In The Story of My Life, Helen Keller's autobiography of the first twenty-two years of her life, Helen reveals the special relationship she has with Annie Sullivan. Helen remembers the day she met Annie as "the most important day in all my life" (chapter 4) and she is well aware of Annie's contribution to her own development to the point that "I scarcely think of myself apart from her" (chapter 7).
Annie is only partially sighted herself and has had her own difficult childhood which allows her to understand Helen's many frustrations even though they are very distinct from her own. She has far more than just sympathy for Helen and her refusal to feel pity for her ensures that Helen is able to strive towards her potential, even without realizing it. Annie knows the obstacles that already exist because Helen cannot see and knows how important it is "to supply the kinds of stimulus I lacked" (ch 6) because Helen's problems are confounded by her inability to hear as well. Annie is only young and the Keller home is her first job and although this means she lacks experience it also means that she can relate to Helen like no-one else can, "as if she were a little girl herself" (ch 7). Annie therefore ensures that Helen's lessons are relative to her situation, and as Helen says, "everything that could hum, or buzz, or sing, or bloom had a part in my education."

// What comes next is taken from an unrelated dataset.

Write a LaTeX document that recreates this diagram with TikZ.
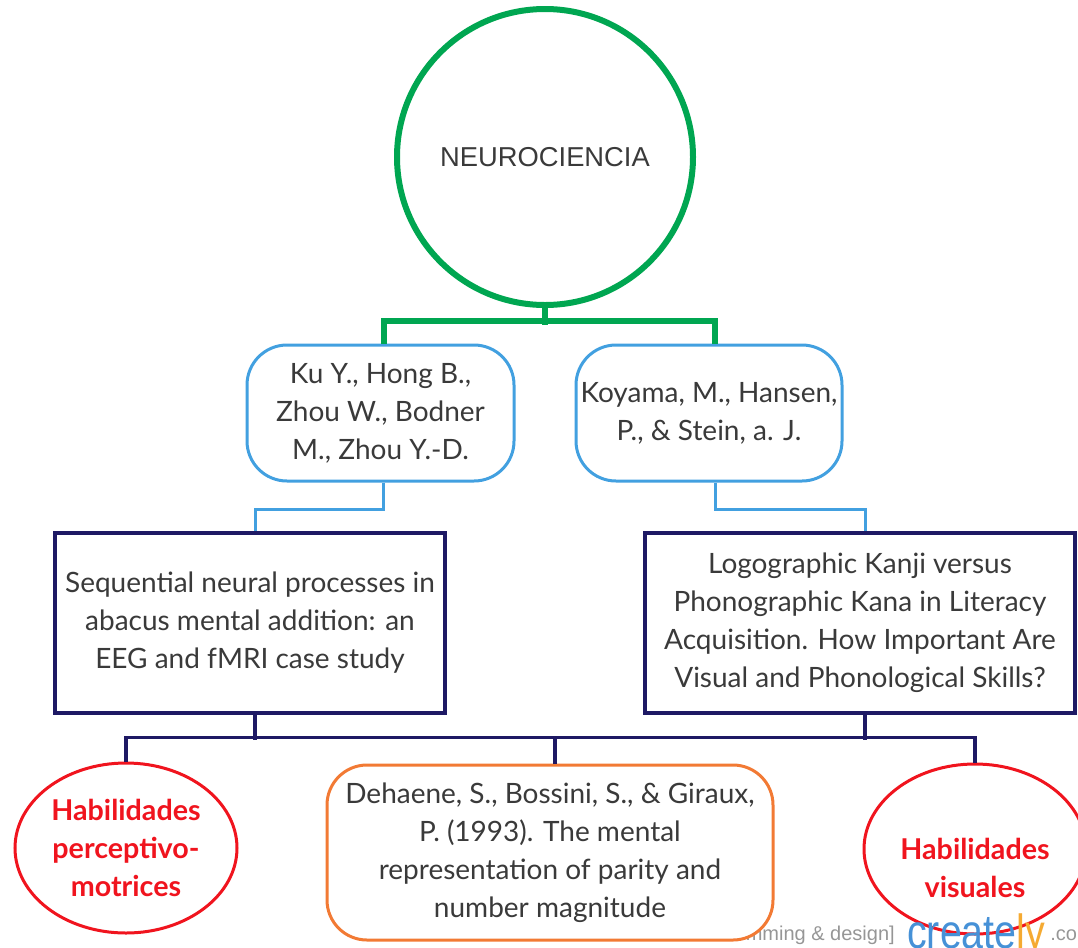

It is this unsaid understanding or "peculiar sympathy" which Helen refers to in chapter 7 that allows Annie to help Helen achieve. Helen admits that, because of Annie, she learns "from life itself." She cannot explain it herself but does acknowledge Annie's "long association with the blind." She also recognizes Annie's "wonderful faculty for description" and the fact that she does not deliberate on previous day's lessons. Helen appreciates her style and the way Annie "introduced dry technicalities of science little by little," all of which ensure that Helen cannot "help remembering what she taught."